- [What is needed]
Repeat the data word for word. Do not include the pictures.

- [Dataset excerpt]
▽

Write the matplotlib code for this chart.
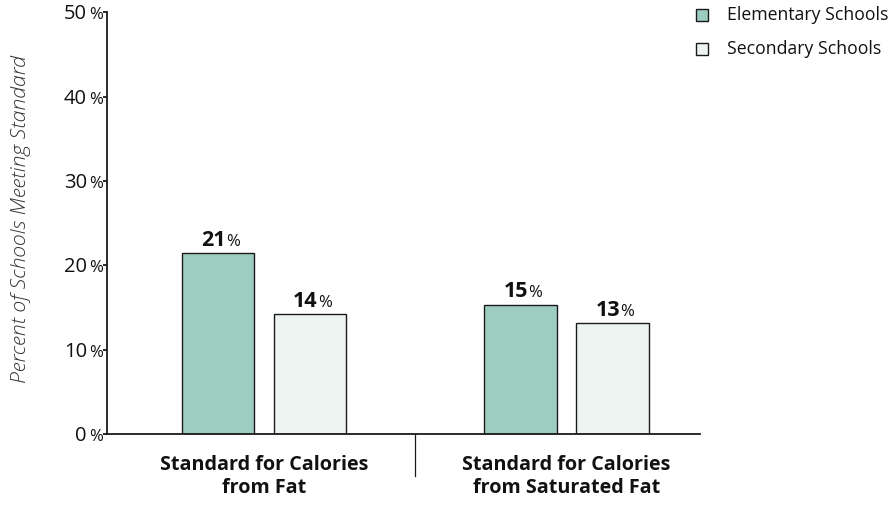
import numpy as np
import matplotlib.pyplot as plt
from matplotlib.patches import Rectangle
import matplotlib.transforms as mtransforms

plt.rcParams['font.family'] = ['Open Sans', 'DejaVu Sans']

# data
categories = ['Standard for Calories\nfrom Fat', 'Standard for Calories\nfrom Saturated Fat']
series_names = ['Elementary Schools', 'Secondary Schools']
elementary = [21.4, 15.3]
secondary = [14.2, 13.1]
elementary_labels = ['21', '15']
secondary_labels = ['14', '13']
yticks = [0, 10, 20, 30, 40, 50]

col_elem = '#9dcdc1'
col_sec = '#eef4f1'
edge = '#1a1a1a'
txt = '#111111'

fig = plt.figure(figsize=(8.89, 5.07), dpi=100)
ax = fig.add_axes([0.1204, 0.144, 0.667, 0.832])

x = np.arange(len(categories))
w = 0.24
off = 0.152
ax.bar(x - off, elementary, w, color=col_elem, edgecolor=edge, linewidth=1.0, zorder=2)
ax.bar(x + off, secondary, w, color=col_sec, edgecolor=edge, linewidth=1.0, zorder=2)

ax.set_xlim(-0.519, 1.441)
ax.set_ylim(0, 50)

for s in ['top', 'right']:
    ax.spines[s].set_visible(False)
for s in ['left', 'bottom']:
    ax.spines[s].set_linewidth(1.3)
    ax.spines[s].set_color(edge)

ax.set_xticks([])
ax.set_yticks(yticks)
ax.set_yticklabels([])
ax.tick_params(axis='y', length=3, width=1.3, color=edge, direction='out')

# y tick labels: number + smaller %
trans = mtransforms.blended_transform_factory(ax.transAxes, ax.transData)
for t in yticks:
    ax.annotate(str(t), xy=(0, t), xycoords=trans, xytext=(-14.5, -5.2),
                textcoords='offset points', ha='right', va='baseline',
                fontsize=14.5, color=txt)
    ax.annotate('%', xy=(0, t), xycoords=trans, xytext=(-2.9, -5.2),
                textcoords='offset points', ha='right', va='baseline',
                fontsize=12, color=txt)

# bar value labels: bold number + smaller %
def value_label(xpos, val, s):
    ax.annotate(s, xy=(xpos, val), xytext=(5.4, 5.5), textcoords='offset points',
                ha='right', va='baseline', fontsize=15.5, fontweight='bold', color=txt)
    ax.annotate('%', xy=(xpos, val), xytext=(5.6, 5.5), textcoords='offset points',
                ha='left', va='baseline', fontsize=12, color=txt)

for i in range(len(categories)):
    value_label(x[i] - off, elementary[i], elementary_labels[i])
    value_label(x[i] + off, secondary[i], secondary_labels[i])

# category labels
for i, c in enumerate(categories):
    ax.annotate(c, xy=(x[i], 0), xytext=(0, -15), textcoords='offset points',
                ha='center', va='top', fontsize=14.2, fontweight='bold',
                color=txt, linespacing=1.2, annotation_clip=False)

# divider between categories
ax.plot([0.5, 0.5], [0, -5], color=edge, linewidth=0.9, clip_on=False)

ax.set_ylabel('Percent of Schools Meeting Standard', fontsize=15.3, style='italic',
              color='#333333', fontweight='light')
ax.yaxis.set_label_coords(-0.128, 0.51)

# legend
fig.patches.append(Rectangle((696 / 889, 1 - 21 / 507), 12 / 889, 12 / 507,
                             transform=fig.transFigure, facecolor=col_elem,
                             edgecolor=edge, linewidth=1.0))
fig.patches.append(Rectangle((696 / 889, 1 - 55 / 507), 12 / 889, 12 / 507,
                             transform=fig.transFigure, facecolor=col_sec,
                             edgecolor=edge, linewidth=1.0))
fig.text(727 / 889, 1 - 15 / 507, series_names[0], fontsize=12.7, va='center', color=txt)
fig.text(727 / 889, 1 - 49 / 507, series_names[1], fontsize=12.7, va='center', color=txt)

fig.savefig('out.png', dpi=100)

△

- [Solution for this task]
Write the matplotlib code for this chart.
import numpy as np
import matplotlib.pyplot as plt
from matplotlib.patches import Rectangle
import matplotlib.transforms as mtransforms

plt.rcParams['font.family'] = ['Open Sans', 'DejaVu Sans']

# data
categories = ['Standard for Calories\nfrom Fat', 'Standard for Calories\nfrom Saturated Fat']
series_names = ['Elementary Schools', 'Secondary Schools']
elementary = [21.4, 15.3]
secondary = [14.2, 13.1]
elementary_labels = ['21', '15']
secondary_labels = ['14', '13']
yticks = [0, 10, 20, 30, 40, 50]

col_elem = '#9dcdc1'
col_sec = '#eef4f1'
edge = '#1a1a1a'
txt = '#111111'

fig = plt.figure(figsize=(8.89, 5.07), dpi=100)
ax = fig.add_axes([0.1204, 0.144, 0.667, 0.832])

x = np.arange(len(categories))
w = 0.24
off = 0.152
ax.bar(x - off, elementary, w, color=col_elem, edgecolor=edge, linewidth=1.0, zorder=2)
ax.bar(x + off, secondary, w, color=col_sec, edgecolor=edge, linewidth=1.0, zorder=2)

ax.set_xlim(-0.519, 1.441)
ax.set_ylim(0, 50)

for s in ['top', 'right']:
    ax.spines[s].set_visible(False)
for s in ['left', 'bottom']:
    ax.spines[s].set_linewidth(1.3)
    ax.spines[s].set_color(edge)

ax.set_xticks([])
ax.set_yticks(yticks)
ax.set_yticklabels([])
ax.tick_params(axis='y', length=3, width=1.3, color=edge, direction='out')

# y tick labels: number + smaller %
trans = mtransforms.blended_transform_factory(ax.transAxes, ax.transData)
for t in yticks:
    ax.annotate(str(t), xy=(0, t), xycoords=trans, xytext=(-14.5, -5.2),
                textcoords='offset points', ha='right', va='baseline',
                fontsize=14.5, color=txt)
    ax.annotate('%', xy=(0, t), xycoords=trans, xytext=(-2.9, -5.2),
                textcoords='offset points', ha='right', va='baseline',
                fontsize=12, color=txt)

# bar value labels: bold number + smaller %
def value_label(xpos, val, s):
    ax.annotate(s, xy=(xpos, val), xytext=(5.4, 5.5), textcoords='offset points',
                ha='right', va='baseline', fontsize=15.5, fontweight='bold', color=txt)
    ax.annotate('%', xy=(xpos, val), xytext=(5.6, 5.5), textcoords='offset points',
                ha='left', va='baseline', fontsize=12, color=txt)

for i in range(len(categories)):
    value_label(x[i] - off, elementary[i], elementary_labels[i])
    value_label(x[i] + off, secondary[i], secondary_labels[i])

# category labels
for i, c in enumerate(categories):
    ax.annotate(c, xy=(x[i], 0), xytext=(0, -15), textcoords='offset points',
                ha='center', va='top', fontsize=14.2, fontweight='bold',
                color=txt, linespacing=1.2, annotation_clip=False)

# divider between categories
ax.plot([0.5, 0.5], [0, -5], color=edge, linewidth=0.9, clip_on=False)

ax.set_ylabel('Percent of Schools Meeting Standard', fontsize=15.3, style='italic',
              color='#333333', fontweight='light')
ax.yaxis.set_label_coords(-0.128, 0.51)

# legend
fig.patches.append(Rectangle((696 / 889, 1 - 21 / 507), 12 / 889, 12 / 507,
                             transform=fig.transFigure, facecolor=col_elem,
                             edgecolor=edge, linewidth=1.0))
fig.patches.append(Rectangle((696 / 889, 1 - 55 / 507), 12 / 889, 12 / 507,
                             transform=fig.transFigure, facecolor=col_sec,
                             edgecolor=edge, linewidth=1.0))
fig.text(727 / 889, 1 - 15 / 507, series_names[0], fontsize=12.7, va='center', color=txt)
fig.text(727 / 889, 1 - 49 / 507, series_names[1], fontsize=12.7, va='center', color=txt)

fig.savefig('out.png', dpi=100)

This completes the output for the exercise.